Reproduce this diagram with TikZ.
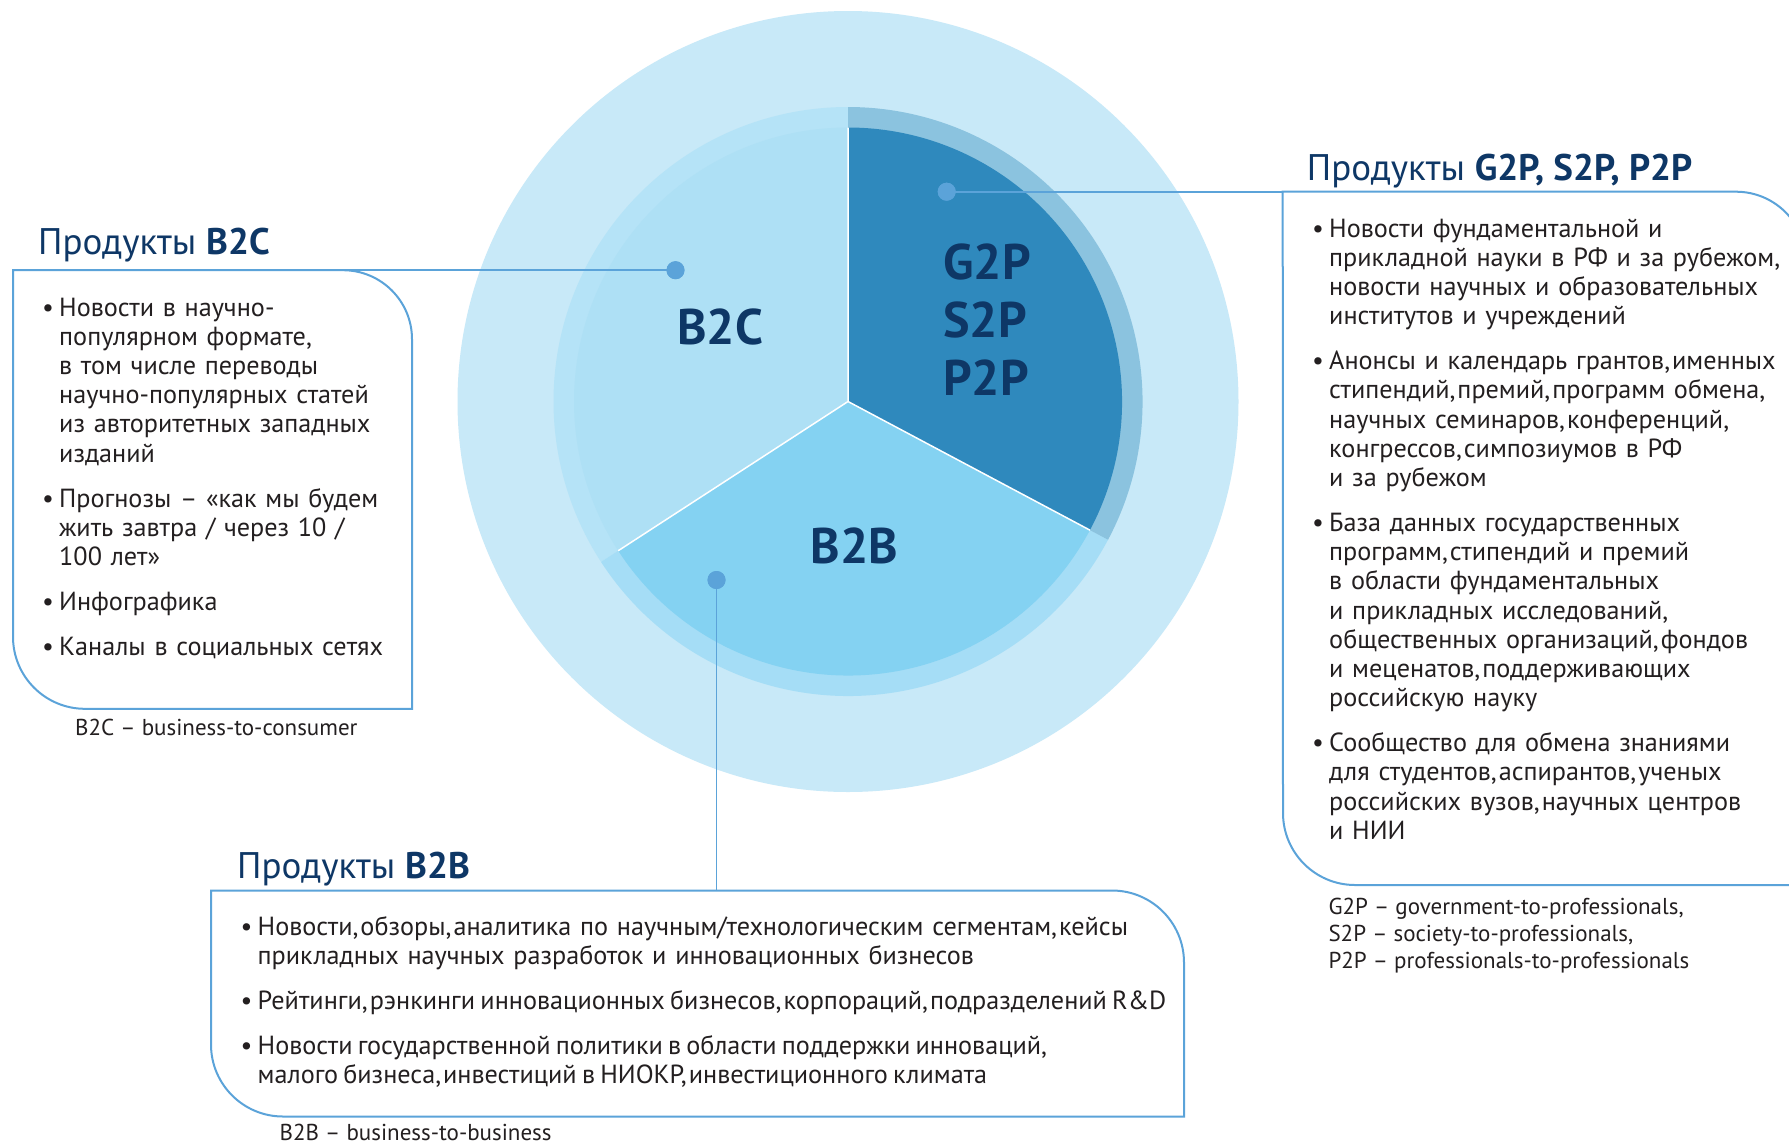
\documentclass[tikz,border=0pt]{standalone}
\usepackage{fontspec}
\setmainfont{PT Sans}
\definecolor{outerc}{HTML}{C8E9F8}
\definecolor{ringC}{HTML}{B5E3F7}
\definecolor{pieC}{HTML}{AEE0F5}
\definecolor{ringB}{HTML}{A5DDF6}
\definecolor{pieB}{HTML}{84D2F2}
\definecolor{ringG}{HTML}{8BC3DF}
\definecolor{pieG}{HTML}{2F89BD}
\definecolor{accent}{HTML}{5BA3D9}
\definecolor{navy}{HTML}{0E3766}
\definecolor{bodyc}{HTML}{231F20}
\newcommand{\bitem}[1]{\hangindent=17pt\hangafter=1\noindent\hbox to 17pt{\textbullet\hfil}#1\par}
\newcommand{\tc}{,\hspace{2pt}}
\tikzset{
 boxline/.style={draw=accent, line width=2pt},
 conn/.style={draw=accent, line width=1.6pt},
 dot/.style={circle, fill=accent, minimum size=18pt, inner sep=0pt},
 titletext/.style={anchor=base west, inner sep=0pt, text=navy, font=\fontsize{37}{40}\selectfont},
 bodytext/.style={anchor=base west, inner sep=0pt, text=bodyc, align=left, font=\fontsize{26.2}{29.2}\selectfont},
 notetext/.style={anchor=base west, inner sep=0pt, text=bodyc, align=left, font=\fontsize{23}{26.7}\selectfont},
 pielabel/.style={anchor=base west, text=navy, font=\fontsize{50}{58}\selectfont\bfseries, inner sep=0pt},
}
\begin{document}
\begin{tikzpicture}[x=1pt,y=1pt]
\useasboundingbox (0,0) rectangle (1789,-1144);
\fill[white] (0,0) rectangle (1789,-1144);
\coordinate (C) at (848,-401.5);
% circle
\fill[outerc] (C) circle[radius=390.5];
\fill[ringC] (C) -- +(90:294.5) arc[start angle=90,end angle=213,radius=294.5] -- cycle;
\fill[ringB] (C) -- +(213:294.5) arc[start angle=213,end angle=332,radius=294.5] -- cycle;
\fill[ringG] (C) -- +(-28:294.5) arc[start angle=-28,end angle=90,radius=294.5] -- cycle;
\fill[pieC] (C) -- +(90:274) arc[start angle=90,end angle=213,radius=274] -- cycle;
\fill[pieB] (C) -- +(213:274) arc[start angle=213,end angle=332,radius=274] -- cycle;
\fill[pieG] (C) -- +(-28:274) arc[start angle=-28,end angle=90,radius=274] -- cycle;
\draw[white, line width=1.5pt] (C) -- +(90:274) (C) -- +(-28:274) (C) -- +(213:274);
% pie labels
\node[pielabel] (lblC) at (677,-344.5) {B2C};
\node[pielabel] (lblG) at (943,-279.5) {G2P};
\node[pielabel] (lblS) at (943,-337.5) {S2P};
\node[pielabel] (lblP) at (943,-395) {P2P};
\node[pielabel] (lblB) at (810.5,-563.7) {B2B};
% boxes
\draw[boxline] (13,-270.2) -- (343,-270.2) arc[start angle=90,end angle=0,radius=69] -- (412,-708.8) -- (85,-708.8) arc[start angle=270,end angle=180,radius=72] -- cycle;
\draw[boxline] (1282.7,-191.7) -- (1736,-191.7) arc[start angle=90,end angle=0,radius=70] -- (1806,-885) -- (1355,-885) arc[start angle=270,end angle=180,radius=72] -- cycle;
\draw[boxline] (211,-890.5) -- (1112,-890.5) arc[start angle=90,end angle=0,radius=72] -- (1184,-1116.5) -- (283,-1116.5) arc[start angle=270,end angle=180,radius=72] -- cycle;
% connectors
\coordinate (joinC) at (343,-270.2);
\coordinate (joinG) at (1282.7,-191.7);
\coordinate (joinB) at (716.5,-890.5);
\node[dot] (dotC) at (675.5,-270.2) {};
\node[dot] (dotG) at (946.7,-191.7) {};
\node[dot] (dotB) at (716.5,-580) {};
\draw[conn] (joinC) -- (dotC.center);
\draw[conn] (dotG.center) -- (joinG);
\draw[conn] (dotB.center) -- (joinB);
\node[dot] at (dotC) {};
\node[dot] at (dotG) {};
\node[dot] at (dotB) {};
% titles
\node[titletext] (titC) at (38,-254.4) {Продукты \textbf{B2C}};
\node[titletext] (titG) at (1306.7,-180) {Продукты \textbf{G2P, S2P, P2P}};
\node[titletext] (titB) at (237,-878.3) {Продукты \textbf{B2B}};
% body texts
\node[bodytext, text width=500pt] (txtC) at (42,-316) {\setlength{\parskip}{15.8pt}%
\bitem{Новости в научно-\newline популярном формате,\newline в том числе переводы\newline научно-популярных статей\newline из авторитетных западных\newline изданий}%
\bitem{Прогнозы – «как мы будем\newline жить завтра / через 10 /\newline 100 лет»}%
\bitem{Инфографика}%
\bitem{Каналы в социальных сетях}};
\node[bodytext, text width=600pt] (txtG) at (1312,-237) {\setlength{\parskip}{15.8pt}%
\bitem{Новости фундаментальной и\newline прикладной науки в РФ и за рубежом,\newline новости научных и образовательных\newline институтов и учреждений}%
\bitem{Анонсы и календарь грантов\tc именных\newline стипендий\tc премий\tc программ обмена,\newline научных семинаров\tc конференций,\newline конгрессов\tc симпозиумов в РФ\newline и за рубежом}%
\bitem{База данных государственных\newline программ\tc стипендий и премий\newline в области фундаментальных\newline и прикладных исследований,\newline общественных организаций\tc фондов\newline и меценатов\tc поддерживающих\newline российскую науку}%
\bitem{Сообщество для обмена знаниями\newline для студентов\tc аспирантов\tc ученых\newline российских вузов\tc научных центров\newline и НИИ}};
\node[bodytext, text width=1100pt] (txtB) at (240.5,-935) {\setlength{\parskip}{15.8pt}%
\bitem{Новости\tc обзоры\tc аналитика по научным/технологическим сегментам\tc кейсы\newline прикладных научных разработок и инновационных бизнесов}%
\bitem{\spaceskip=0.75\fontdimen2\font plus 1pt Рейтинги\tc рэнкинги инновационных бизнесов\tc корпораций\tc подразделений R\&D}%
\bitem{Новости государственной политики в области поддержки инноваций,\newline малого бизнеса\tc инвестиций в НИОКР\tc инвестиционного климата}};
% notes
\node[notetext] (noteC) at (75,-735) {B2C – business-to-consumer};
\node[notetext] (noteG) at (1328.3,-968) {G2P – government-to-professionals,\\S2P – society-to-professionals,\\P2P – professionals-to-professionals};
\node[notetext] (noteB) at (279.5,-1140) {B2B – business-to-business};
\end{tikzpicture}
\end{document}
#####
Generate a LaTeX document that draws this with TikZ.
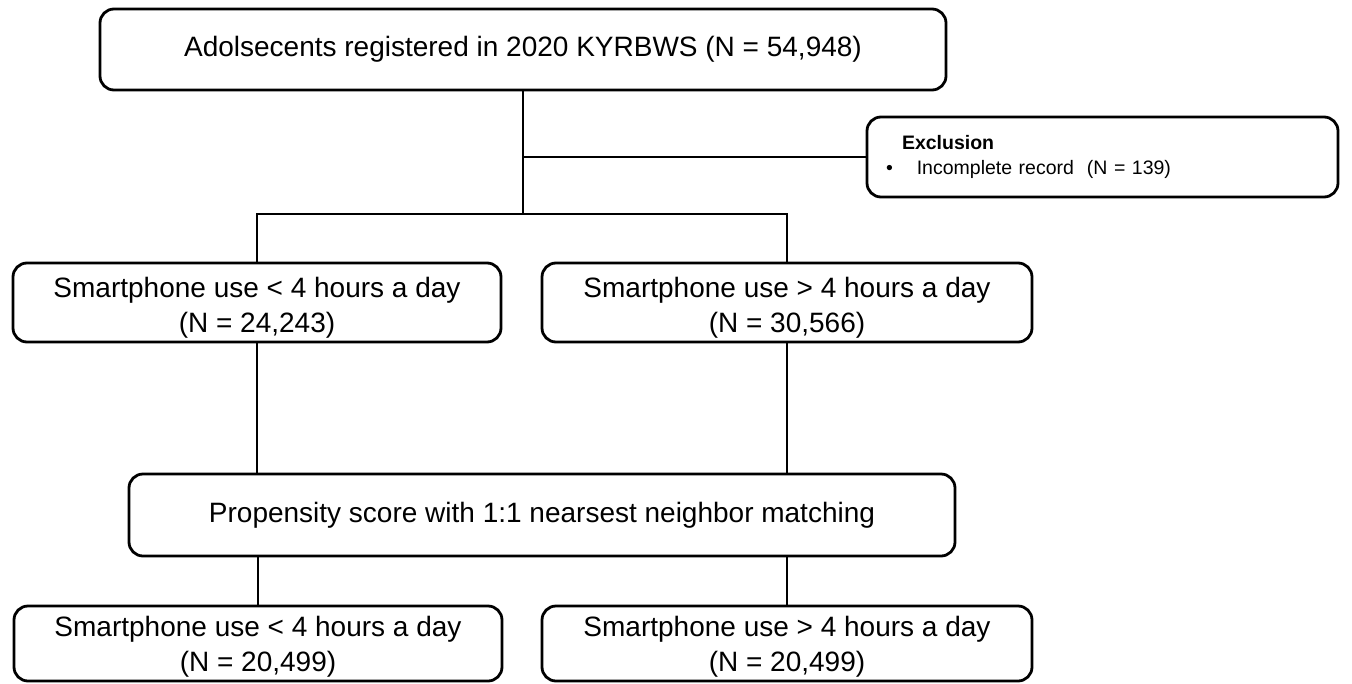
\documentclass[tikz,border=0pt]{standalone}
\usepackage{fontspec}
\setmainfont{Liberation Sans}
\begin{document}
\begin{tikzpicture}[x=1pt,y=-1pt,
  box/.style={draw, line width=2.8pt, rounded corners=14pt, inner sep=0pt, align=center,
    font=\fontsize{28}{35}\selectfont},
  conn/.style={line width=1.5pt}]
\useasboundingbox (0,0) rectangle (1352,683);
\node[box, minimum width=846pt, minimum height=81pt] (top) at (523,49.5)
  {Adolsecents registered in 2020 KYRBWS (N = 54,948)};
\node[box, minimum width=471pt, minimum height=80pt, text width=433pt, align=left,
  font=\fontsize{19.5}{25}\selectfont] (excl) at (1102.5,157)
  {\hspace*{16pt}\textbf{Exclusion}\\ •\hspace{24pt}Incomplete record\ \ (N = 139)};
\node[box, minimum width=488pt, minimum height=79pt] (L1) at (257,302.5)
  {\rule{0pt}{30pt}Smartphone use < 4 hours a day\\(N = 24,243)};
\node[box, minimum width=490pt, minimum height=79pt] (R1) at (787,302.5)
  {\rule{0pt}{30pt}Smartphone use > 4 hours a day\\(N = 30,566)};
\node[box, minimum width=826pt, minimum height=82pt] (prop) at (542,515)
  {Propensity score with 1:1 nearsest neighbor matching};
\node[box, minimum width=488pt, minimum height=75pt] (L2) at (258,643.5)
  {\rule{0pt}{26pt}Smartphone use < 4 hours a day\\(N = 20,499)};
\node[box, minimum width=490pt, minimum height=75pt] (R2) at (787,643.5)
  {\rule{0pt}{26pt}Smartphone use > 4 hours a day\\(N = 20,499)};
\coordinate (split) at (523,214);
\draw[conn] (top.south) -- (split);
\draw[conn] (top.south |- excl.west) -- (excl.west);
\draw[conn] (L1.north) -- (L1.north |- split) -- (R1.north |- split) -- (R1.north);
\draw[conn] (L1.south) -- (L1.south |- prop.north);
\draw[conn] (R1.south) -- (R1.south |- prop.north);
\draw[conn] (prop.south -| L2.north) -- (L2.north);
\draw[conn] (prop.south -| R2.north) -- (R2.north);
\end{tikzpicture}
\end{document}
#####
■ What needs to be done
Search the data above for the string "this" and return every line that has it.

■ Answer to the problem
Reproduce this diagram with TikZ.
Generate a LaTeX document that draws this with TikZ.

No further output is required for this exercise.